Did you get any outside help sourcing these videos out from the bands themselves, or groups like NZ On Air or NZ On Screen?
Just casually. People would contact me and say “Hey I've just put this video online” or “I've just discovered this video” and then I'd do catch-up posts. For example, there was a guy at NZ On Air that I knew who was doing some contract work, and he messaged me and asked if I had any videos missing and that he could look at putting those online.
NZ On Screen have also been really helpful. They only want to put up videos that have some sort of cultural significance, like if it was nominated for a NZ Music Award for Best Video, so if there's some interesting cultural quality about the video, they would be more interested in tracking those down.
Also a friend of mine, Peter McLennan, who's a musician and writer, had a friend with a whole lot of tapes of an old TV3 music video show called Frenzy. He sent me a list of all the New Zealand clips on it and asked what I was missing, which he then digitised and put online. So just little things like that have been really helpful.
The project has come to a close, but I understand you’re also considering with the idea of starting it up again?

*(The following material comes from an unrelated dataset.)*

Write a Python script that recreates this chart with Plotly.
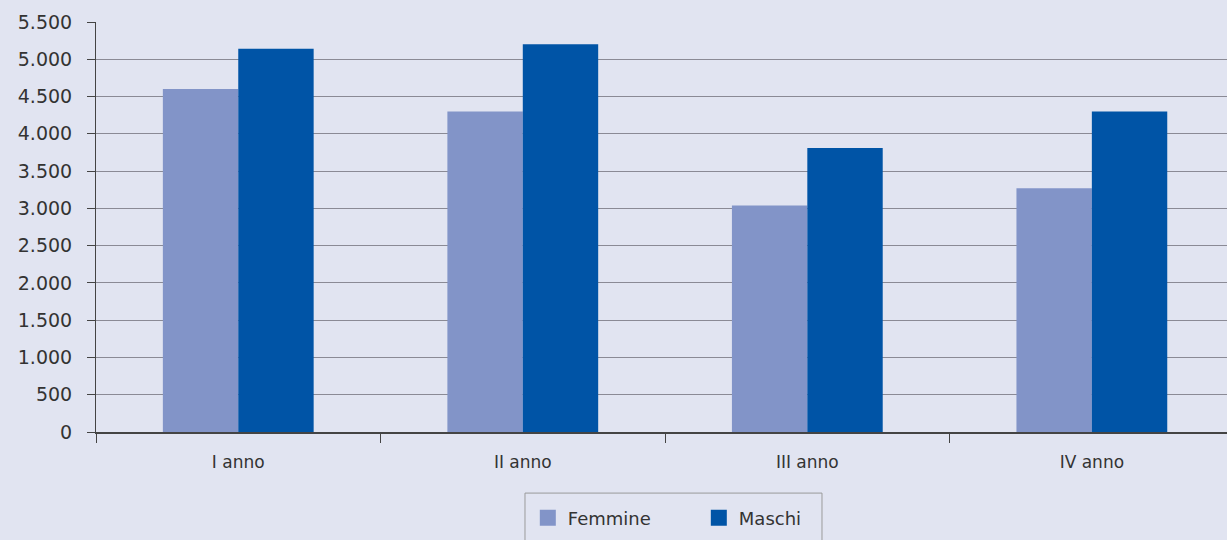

Obviously there are still NZ On Air-funded music videos, but I didn't want to be reviewing stuff quite close to when it was first released. It would be hard to review something that was only a couple of years old.
What I was thinking of doing was once a year, catching up on all the funded videos. I haven't quite figured out what I'm going to do, but I'm hoping it won't totally be the end of it.
The funding structure changed since 2011 as well, so it’ll be interesting to see if anything's changed in the quality of videos produced.
Last year, [NZ On Air] pretty much acknowledged that music videos aren't the be-all-end-all way of promoting songs. You can get funding now for other types of promotion. I'm not sure exactly what they have in mind, but it'll be interesting to see what comes out of it.
The obvious idea might be an app. Shapeshifter released an app in 2012 that would play their song ‘Monarch’, and if you pointed your smartphone at an image of a butterfly, there'd be this 3D thing coming out of the butterfly.
Shihad also did a video a few years ago for ‘Sleepeater’ where they got fans of the band, put them in a studio on a chair, and hurled wind, water, all sorts of crazy things at them and filmed it in slow motion. Then you go to this webpage and there's this grid of footage showing the same thing happening to different people. Then the broadcast version was just clips from that put together.
I think of Shihad as a band that looks after their fans and likes doing stuff like that. That's the sort of interesting way of doing a video that has a web presence that's doing something a bit different.
I understand what you mean when you say time needs to pass to review things properly. Like with the Shapeshifter app, I'm still not sure if it’s genuinely cool or just gimmicky fad.
I think when the Shapeshifter thing came out, it was like “You gotta have an app!” but that feels a bit like doing it for the sake of doing it, like how green screens were in the early ‘90s. But now, I might be inclined to look at that and go 'How does it relate to the song? What do I get out of it as a viewer?' And maybe the answer is nothing.